→ WORK REQUIRED
Lines from the one containing "Recreate this image" to the one containing "7.7, 8.7, 10.1, 5.8]", both lines included, are to be extracted exactly from the data below; pictures are excluded.

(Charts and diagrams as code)
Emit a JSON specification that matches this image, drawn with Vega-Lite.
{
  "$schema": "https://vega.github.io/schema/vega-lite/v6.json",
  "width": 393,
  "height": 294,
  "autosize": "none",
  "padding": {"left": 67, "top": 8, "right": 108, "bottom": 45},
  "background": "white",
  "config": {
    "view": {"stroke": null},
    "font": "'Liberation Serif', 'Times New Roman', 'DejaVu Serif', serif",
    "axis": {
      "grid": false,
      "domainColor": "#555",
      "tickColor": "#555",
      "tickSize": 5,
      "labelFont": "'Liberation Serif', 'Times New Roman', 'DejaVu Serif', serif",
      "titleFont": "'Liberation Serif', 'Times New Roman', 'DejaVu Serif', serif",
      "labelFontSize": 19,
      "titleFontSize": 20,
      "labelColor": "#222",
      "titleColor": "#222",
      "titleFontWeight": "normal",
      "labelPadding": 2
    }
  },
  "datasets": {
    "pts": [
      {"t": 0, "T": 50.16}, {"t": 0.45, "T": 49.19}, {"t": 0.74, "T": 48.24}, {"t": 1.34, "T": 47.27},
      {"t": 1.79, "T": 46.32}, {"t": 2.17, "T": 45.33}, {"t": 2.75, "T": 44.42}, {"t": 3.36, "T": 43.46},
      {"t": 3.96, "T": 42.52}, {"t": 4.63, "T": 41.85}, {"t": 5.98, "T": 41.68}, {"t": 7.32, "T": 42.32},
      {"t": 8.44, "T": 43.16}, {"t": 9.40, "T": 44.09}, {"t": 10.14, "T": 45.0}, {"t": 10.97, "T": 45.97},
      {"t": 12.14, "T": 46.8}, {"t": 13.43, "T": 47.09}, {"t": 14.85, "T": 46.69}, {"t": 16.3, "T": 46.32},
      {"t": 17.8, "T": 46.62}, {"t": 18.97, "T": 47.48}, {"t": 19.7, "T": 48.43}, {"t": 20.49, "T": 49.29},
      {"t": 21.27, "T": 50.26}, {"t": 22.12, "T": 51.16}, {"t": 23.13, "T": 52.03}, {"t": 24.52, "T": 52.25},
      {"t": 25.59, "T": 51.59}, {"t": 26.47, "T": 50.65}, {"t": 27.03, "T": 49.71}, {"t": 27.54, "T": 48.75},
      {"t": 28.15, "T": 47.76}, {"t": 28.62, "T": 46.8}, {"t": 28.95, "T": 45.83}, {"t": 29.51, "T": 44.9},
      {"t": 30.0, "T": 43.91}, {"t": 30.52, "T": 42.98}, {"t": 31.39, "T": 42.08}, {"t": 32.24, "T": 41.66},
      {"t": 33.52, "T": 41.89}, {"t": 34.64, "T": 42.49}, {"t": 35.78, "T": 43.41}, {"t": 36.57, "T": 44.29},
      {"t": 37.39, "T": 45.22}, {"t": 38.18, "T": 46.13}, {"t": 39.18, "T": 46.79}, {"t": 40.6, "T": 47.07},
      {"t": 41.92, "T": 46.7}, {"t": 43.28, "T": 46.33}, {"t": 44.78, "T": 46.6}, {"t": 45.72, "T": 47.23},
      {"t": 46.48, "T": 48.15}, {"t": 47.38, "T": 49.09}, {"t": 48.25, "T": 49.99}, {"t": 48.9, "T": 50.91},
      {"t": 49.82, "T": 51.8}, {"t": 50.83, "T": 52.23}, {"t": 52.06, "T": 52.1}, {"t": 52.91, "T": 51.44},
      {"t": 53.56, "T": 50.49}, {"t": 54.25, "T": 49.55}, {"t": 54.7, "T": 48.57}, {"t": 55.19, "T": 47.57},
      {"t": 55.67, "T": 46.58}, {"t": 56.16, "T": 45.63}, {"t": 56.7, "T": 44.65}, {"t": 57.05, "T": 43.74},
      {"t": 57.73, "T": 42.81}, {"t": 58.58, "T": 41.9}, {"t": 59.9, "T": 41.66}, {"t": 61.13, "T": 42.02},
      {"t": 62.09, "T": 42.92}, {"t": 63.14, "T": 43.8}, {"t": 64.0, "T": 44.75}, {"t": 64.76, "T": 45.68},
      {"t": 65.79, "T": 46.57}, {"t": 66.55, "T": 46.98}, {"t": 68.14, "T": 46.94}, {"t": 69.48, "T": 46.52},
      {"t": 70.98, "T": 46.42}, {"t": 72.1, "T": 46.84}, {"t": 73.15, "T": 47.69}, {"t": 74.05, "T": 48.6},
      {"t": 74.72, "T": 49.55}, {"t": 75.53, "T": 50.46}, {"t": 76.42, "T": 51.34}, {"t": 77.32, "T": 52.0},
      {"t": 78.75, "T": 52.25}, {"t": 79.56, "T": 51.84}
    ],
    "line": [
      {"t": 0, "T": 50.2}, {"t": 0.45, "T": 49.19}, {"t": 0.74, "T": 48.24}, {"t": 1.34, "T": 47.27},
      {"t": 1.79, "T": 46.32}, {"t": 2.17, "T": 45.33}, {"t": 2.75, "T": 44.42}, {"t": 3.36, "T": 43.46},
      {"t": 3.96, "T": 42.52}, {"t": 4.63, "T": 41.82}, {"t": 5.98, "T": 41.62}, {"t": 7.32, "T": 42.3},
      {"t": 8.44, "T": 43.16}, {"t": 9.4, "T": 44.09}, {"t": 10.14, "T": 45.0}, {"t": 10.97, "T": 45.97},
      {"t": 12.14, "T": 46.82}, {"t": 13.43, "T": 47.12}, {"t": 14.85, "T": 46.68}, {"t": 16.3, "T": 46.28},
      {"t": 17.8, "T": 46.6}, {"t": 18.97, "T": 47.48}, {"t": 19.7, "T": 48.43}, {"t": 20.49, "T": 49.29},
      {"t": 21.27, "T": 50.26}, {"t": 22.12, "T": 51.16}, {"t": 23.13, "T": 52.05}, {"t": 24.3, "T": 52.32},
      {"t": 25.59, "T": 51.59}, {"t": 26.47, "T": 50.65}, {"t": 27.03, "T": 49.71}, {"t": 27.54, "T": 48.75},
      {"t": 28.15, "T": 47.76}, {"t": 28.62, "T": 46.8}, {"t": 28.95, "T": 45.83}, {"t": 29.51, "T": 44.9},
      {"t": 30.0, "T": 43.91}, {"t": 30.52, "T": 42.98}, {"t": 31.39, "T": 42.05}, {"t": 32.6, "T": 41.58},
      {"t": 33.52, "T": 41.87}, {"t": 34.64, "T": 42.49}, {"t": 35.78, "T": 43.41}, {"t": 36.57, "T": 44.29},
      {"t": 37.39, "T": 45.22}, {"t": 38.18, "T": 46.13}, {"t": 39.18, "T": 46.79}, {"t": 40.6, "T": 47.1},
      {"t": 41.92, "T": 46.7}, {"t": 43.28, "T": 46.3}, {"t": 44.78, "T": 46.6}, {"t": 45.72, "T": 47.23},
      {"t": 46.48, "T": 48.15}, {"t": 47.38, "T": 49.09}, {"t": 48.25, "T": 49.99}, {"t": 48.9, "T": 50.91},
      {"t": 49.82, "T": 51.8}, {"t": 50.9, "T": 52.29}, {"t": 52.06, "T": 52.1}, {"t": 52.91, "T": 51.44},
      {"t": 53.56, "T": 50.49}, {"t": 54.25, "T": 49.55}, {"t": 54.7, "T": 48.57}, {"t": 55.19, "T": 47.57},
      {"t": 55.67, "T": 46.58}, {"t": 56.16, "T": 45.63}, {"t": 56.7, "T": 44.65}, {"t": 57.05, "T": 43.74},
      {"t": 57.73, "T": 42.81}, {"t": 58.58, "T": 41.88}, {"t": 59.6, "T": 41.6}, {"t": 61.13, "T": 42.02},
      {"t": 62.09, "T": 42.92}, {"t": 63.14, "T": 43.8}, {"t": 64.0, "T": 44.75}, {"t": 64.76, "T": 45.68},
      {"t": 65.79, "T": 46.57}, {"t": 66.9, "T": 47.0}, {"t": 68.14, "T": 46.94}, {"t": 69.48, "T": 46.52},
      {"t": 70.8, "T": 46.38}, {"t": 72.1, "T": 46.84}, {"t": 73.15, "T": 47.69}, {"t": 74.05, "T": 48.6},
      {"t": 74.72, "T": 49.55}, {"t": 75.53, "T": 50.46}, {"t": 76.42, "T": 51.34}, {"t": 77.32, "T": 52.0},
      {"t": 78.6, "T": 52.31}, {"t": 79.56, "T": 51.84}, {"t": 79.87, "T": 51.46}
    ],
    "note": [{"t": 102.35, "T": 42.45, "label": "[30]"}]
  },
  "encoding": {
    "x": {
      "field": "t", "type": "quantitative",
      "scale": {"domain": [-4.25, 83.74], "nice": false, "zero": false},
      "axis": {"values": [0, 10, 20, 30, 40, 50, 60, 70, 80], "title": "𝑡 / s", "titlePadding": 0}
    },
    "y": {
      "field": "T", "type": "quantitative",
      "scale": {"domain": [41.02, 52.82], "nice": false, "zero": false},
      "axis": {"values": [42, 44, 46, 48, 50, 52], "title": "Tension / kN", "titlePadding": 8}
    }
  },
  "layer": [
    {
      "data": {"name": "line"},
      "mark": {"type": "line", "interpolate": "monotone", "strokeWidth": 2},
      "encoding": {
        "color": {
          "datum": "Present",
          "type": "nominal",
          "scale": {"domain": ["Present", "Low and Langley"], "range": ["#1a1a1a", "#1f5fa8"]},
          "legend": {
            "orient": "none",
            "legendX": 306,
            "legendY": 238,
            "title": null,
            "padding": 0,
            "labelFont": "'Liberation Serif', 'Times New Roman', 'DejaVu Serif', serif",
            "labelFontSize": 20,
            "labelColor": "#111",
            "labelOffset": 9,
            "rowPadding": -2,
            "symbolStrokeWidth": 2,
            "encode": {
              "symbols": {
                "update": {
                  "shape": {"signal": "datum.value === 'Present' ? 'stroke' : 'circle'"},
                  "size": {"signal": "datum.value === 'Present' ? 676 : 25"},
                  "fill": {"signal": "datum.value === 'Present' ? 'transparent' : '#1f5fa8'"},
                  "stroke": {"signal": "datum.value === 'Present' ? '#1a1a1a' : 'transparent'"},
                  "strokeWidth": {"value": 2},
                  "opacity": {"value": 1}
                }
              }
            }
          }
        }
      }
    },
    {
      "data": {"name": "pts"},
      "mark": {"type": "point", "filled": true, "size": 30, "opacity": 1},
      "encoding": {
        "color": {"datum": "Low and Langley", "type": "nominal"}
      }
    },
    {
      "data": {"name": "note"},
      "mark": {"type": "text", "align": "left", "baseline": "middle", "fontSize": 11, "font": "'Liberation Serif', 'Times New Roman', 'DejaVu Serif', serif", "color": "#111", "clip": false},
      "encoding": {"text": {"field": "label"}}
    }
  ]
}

---

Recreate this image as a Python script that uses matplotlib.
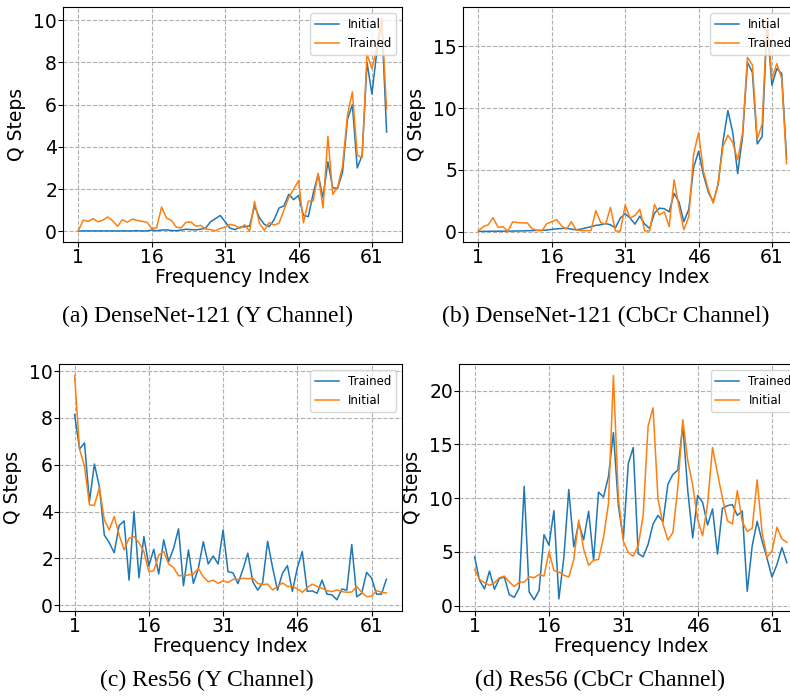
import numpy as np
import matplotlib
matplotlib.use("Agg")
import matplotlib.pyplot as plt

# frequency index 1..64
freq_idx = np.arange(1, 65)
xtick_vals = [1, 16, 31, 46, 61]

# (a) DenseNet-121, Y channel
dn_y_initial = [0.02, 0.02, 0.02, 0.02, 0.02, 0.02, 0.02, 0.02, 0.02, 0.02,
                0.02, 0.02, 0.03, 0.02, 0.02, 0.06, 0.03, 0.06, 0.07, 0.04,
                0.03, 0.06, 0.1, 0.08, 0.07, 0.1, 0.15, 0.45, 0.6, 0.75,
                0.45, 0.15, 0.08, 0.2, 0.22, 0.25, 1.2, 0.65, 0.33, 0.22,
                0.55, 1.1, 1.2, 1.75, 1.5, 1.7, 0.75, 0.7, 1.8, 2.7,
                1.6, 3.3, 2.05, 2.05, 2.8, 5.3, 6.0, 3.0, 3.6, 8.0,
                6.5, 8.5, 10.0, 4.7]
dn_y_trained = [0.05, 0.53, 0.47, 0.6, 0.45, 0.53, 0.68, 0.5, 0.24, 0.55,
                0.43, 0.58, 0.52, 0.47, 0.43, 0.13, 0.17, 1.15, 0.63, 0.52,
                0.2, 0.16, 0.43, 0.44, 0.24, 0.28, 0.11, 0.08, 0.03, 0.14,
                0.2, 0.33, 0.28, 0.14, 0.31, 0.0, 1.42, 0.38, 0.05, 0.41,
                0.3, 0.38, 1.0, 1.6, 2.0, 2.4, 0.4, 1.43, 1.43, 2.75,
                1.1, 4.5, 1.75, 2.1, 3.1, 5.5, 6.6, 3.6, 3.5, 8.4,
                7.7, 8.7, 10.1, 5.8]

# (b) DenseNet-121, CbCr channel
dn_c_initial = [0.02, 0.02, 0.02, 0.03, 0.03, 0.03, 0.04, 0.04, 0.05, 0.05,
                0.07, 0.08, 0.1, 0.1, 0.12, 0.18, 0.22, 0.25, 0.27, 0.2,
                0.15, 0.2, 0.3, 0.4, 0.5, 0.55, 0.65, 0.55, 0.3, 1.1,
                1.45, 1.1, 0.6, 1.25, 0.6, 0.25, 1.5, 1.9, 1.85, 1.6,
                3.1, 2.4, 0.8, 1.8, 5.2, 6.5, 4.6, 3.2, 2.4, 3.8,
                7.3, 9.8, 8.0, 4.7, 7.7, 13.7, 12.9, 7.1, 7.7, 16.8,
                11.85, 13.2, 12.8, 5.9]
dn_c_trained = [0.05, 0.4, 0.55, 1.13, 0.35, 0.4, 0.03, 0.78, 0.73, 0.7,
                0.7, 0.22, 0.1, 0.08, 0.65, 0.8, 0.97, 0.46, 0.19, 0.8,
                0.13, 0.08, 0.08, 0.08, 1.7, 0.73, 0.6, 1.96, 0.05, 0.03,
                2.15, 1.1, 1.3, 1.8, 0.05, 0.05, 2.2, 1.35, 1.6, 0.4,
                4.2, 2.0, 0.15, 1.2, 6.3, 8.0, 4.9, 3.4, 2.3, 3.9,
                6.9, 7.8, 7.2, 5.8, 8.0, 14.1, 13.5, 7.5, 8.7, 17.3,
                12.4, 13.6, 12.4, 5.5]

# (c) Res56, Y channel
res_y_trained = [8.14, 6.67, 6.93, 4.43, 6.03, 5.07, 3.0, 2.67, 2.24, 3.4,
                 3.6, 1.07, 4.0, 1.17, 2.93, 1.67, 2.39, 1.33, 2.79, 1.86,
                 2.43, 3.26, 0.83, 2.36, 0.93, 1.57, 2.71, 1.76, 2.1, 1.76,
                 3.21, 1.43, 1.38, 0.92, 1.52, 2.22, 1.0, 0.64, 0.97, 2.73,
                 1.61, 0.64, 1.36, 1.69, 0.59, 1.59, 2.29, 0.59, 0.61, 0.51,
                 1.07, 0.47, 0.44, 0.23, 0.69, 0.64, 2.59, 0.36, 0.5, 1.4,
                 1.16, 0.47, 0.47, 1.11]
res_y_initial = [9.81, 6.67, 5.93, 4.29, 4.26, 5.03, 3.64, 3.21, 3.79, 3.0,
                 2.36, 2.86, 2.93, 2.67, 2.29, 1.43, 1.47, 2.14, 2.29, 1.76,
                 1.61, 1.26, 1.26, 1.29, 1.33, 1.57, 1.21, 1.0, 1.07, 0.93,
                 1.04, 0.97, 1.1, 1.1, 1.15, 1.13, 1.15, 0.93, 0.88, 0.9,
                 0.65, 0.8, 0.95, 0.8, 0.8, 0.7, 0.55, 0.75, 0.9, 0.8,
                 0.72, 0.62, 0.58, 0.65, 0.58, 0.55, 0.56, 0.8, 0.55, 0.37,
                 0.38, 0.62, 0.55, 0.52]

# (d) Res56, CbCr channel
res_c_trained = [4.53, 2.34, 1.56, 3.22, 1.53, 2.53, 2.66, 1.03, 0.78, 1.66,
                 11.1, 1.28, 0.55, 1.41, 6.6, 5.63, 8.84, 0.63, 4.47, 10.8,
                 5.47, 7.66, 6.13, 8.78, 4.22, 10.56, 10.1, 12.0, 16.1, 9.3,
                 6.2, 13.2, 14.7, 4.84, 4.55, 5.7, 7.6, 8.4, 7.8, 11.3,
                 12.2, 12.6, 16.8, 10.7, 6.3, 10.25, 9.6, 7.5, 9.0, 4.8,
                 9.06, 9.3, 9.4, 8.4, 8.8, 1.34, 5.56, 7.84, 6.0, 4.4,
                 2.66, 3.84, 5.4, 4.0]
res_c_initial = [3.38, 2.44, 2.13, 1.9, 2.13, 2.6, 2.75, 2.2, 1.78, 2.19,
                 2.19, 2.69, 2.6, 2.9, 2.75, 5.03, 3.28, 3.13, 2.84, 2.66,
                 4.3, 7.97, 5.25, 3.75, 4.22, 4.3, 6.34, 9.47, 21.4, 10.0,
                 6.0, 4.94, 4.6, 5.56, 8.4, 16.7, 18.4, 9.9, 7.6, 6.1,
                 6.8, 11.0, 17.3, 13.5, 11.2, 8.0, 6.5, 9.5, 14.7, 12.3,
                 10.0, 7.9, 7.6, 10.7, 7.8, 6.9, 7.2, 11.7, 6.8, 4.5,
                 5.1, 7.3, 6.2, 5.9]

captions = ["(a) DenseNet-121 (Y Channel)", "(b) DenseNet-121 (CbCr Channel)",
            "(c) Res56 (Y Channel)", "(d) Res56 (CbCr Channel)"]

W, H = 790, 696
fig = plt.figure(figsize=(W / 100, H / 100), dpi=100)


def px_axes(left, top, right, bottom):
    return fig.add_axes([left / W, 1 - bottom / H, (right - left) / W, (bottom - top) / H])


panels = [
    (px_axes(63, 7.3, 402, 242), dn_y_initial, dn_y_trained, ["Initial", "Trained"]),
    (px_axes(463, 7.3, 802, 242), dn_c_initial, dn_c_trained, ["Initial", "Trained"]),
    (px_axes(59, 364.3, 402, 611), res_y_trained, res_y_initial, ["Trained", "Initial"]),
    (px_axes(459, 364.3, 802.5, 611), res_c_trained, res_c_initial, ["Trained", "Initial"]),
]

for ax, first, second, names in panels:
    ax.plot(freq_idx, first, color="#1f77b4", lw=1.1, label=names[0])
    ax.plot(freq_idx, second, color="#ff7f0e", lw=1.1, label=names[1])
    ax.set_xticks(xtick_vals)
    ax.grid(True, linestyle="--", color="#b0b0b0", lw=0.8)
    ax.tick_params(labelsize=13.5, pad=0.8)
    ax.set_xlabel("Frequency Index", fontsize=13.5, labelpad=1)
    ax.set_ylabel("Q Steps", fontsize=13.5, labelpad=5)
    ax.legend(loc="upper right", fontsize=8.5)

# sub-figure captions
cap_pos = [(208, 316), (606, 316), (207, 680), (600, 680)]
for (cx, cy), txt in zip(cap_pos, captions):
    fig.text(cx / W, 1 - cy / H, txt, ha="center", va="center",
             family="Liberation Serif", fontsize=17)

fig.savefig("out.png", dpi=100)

→ SOLUTION BELOW
Recreate this image as a Python script that uses matplotlib.
import numpy as np
import matplotlib
matplotlib.use("Agg")
import matplotlib.pyplot as plt

# frequency index 1..64
freq_idx = np.arange(1, 65)
xtick_vals = [1, 16, 31, 46, 61]

# (a) DenseNet-121, Y channel
dn_y_initial = [0.02, 0.02, 0.02, 0.02, 0.02, 0.02, 0.02, 0.02, 0.02, 0.02,
                0.02, 0.02, 0.03, 0.02, 0.02, 0.06, 0.03, 0.06, 0.07, 0.04,
                0.03, 0.06, 0.1, 0.08, 0.07, 0.1, 0.15, 0.45, 0.6, 0.75,
                0.45, 0.15, 0.08, 0.2, 0.22, 0.25, 1.2, 0.65, 0.33, 0.22,
                0.55, 1.1, 1.2, 1.75, 1.5, 1.7, 0.75, 0.7, 1.8, 2.7,
                1.6, 3.3, 2.05, 2.05, 2.8, 5.3, 6.0, 3.0, 3.6, 8.0,
                6.5, 8.5, 10.0, 4.7]
dn_y_trained = [0.05, 0.53, 0.47, 0.6, 0.45, 0.53, 0.68, 0.5, 0.24, 0.55,
                0.43, 0.58, 0.52, 0.47, 0.43, 0.13, 0.17, 1.15, 0.63, 0.52,
                0.2, 0.16, 0.43, 0.44, 0.24, 0.28, 0.11, 0.08, 0.03, 0.14,
                0.2, 0.33, 0.28, 0.14, 0.31, 0.0, 1.42, 0.38, 0.05, 0.41,
                0.3, 0.38, 1.0, 1.6, 2.0, 2.4, 0.4, 1.43, 1.43, 2.75,
                1.1, 4.5, 1.75, 2.1, 3.1, 5.5, 6.6, 3.6, 3.5, 8.4,
                7.7, 8.7, 10.1, 5.8]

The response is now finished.